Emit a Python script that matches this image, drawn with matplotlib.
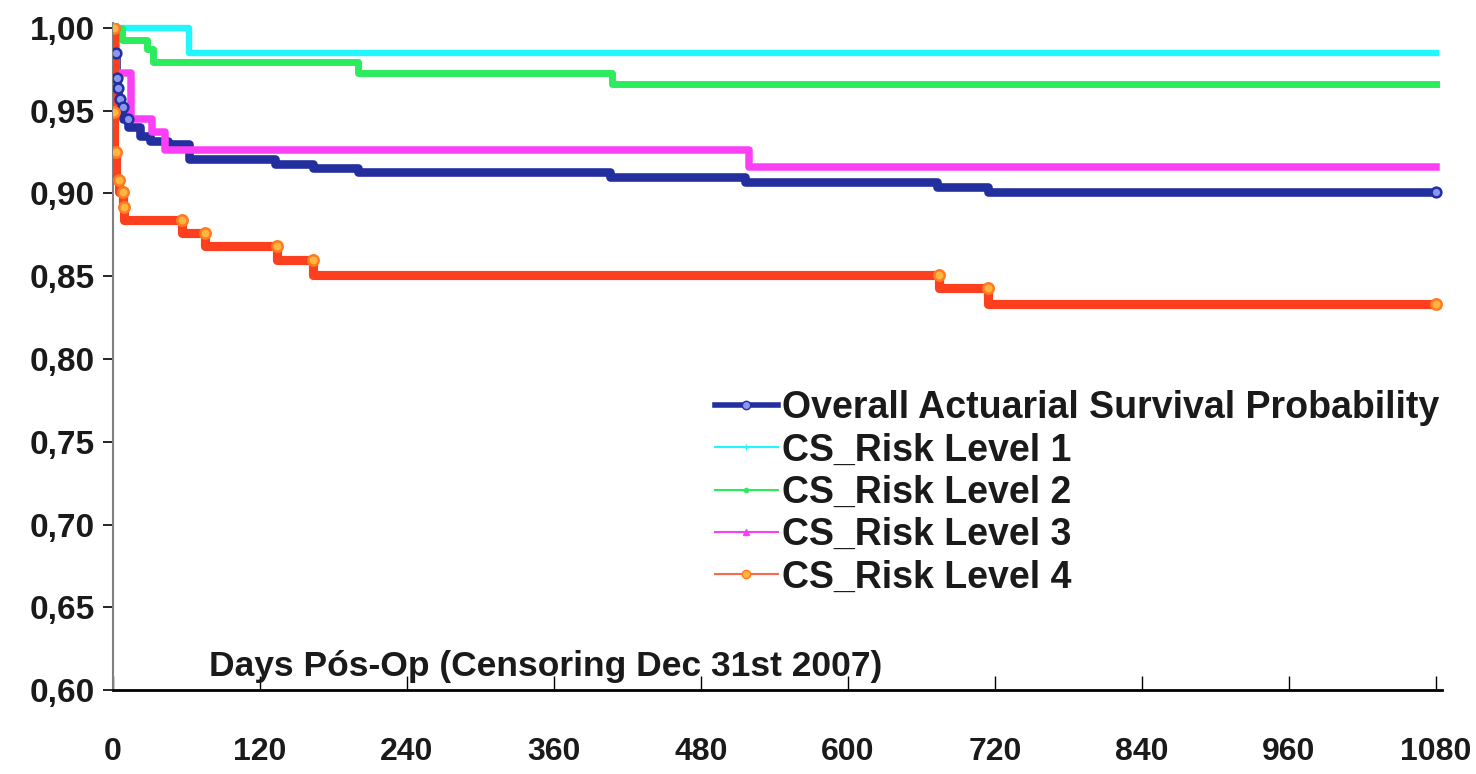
import numpy as np
import matplotlib
matplotlib.use("Agg")
import matplotlib.pyplot as plt
from matplotlib.lines import Line2D

plt.rcParams['font.family'] = ['Liberation Sans', 'DejaVu Sans']
plt.rcParams['font.weight'] = 'bold'

# survival step data: event day -> survival after event
overall_t = [0, 1, 2, 3, 4, 6, 8, 12, 22, 30, 45, 62, 132, 163, 200, 406, 516, 673, 714]
overall_s = [1.000, 0.985, 0.970, 0.964, 0.957, 0.952, 0.945, 0.940, 0.935, 0.932,
             0.930, 0.921, 0.918, 0.9155, 0.913, 0.910, 0.907, 0.904, 0.901]

lvl1_t = [0, 62]
lvl1_s = [1.000, 0.985]

lvl2_t = [0, 7, 28, 33, 200, 407]
lvl2_s = [1.000, 0.993, 0.987, 0.9795, 0.973, 0.966]

lvl3_t = [0, 2, 15, 32, 42, 519]
lvl3_s = [1.000, 0.973, 0.945, 0.937, 0.926, 0.916]

lvl4_t = [0, 0.5, 1, 2, 5, 8, 9, 56, 75, 134, 163, 674, 714]
lvl4_s = [1.000, 0.949, 0.925, 0.908, 0.901, 0.892, 0.884, 0.876, 0.868, 0.860,
          0.851, 0.843, 0.833]

t_end = 1080
x_ticks = [0, 120, 240, 360, 480, 600, 720, 840, 960, 1080]
y_ticks = [0.60, 0.65, 0.70, 0.75, 0.80, 0.85, 0.90, 0.95, 1.00]
y_labels = ['0,60', '0,65', '0,70', '0,75', '0,80', '0,85', '0,90', '0,95', '1,00']

labels = ['Overall Actuarial Survival Probability', 'CS_Risk Level 1',
          'CS_Risk Level 2', 'CS_Risk Level 3', 'CS_Risk Level 4']

c_blue = '#232f9e'
c_cyan = '#22f6ff'
c_green = '#2ceb5c'
c_mag = '#fb3ff6'
c_red = '#fc3f1f'
c_text = '#1a1a1a'

fig = plt.figure(figsize=(14.76, 7.74), dpi=100)
ax = fig.add_axes([0.0766, 0.1085, 0.9004, 0.8618])


def km(t, s):
    return list(t) + [t_end], list(s) + [s[-1]]


x, y = km(lvl1_t, lvl1_s)
ax.step(x, y, where='post', color=c_cyan, lw=4.6, zorder=3)
x, y = km(lvl2_t, lvl2_s)
ax.step(x, y, where='post', color=c_green, lw=5, zorder=3)
x, y = km(overall_t, overall_s)
ax.step(x, y, where='post', color=c_blue, lw=6.2, zorder=4)
x, y = km(lvl3_t, lvl3_s)
ax.step(x, y, where='post', color=c_mag, lw=5.4, zorder=5)
x, y = km(lvl4_t, lvl4_s)
ax.step(x, y, where='post', color=c_red, lw=6.6, zorder=6)

# markers at the upper corner of each drop, plus the last point
bx = overall_t[1:8] + [t_end]
by = overall_s[:7] + [overall_s[-1]]
ax.plot(bx, by, ls='none', marker='o', ms=7, mfc='#8a96f0', mec=c_blue, mew=1.8, zorder=7)
rx = lvl4_t[1:] + [t_end]
ry = lvl4_s[:-1] + [lvl4_s[-1]]
ax.plot(rx, ry, ls='none', marker='o', ms=7.5, mfc='#ffb640', mec='#ff7a20', mew=1.8, zorder=8)

ax.set_xlim(0, 1085)
ax.set_ylim(0.60, 1.003)
ax.set_xticks(x_ticks)
ax.set_xticklabels([str(v) for v in x_ticks])
ax.set_yticks(y_ticks)
ax.set_yticklabels(y_labels)
ax.tick_params(axis='x', direction='in', length=10, width=1, pad=34, labelsize=23,
               labelcolor=c_text)
ax.tick_params(axis='y', direction='out', length=7, width=1.2, pad=6, labelsize=24,
               labelcolor=c_text)

for side in ['top', 'right']:
    ax.spines[side].set_visible(False)
ax.spines['left'].set_color('#808080')
ax.spines['left'].set_linewidth(1.5)
ax.spines['bottom'].set_linewidth(2)

ax.text(78, 0.6085, 'Days Pós-Op (Censoring Dec 31st 2007)', fontsize=25.5,
        fontweight='bold', ha='left', va='baseline', color=c_text)

handles = [
    Line2D([], [], color=c_blue, lw=4, marker='o', ms=6, mfc='#8a96f0', mec=c_blue),
    Line2D([], [], color=c_cyan, lw=1.5, marker='+', ms=5),
    Line2D([], [], color=c_green, lw=1.5, marker='.', ms=6),
    Line2D([], [], color=c_mag, lw=1.5, marker='^', ms=5),
    Line2D([], [], color='#f86a50', lw=1.5, marker='o', ms=6, mfc='#ffb640', mec='#ff7a20'),
]
leg = fig.legend(handles, labels, loc='upper left', bbox_to_anchor=(0.474, 0.5155),
                 frameon=False, fontsize=27, handlelength=1.7, handletextpad=0.1,
                 labelspacing=0.17, borderaxespad=0)
for t in leg.get_texts():
    t.set_fontweight('bold')
    t.set_color(c_text)

fig.savefig('out.png', dpi=100)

THE REQUEST | Restate exactly, please, only the lines between the start of the data and the line containing "lvl1_s = [1.000, 0.985]", both ends included, skipping the pictures.

FINAL RESULT |
Emit a Python script that matches this image, drawn with matplotlib.
import numpy as np
import matplotlib
matplotlib.use("Agg")
import matplotlib.pyplot as plt
from matplotlib.lines import Line2D

plt.rcParams['font.family'] = ['Liberation Sans', 'DejaVu Sans']
plt.rcParams['font.weight'] = 'bold'

# survival step data: event day -> survival after event
overall_t = [0, 1, 2, 3, 4, 6, 8, 12, 22, 30, 45, 62, 132, 163, 200, 406, 516, 673, 714]
overall_s = [1.000, 0.985, 0.970, 0.964, 0.957, 0.952, 0.945, 0.940, 0.935, 0.932,
             0.930, 0.921, 0.918, 0.9155, 0.913, 0.910, 0.907, 0.904, 0.901]

lvl1_t = [0, 62]
lvl1_s = [1.000, 0.985]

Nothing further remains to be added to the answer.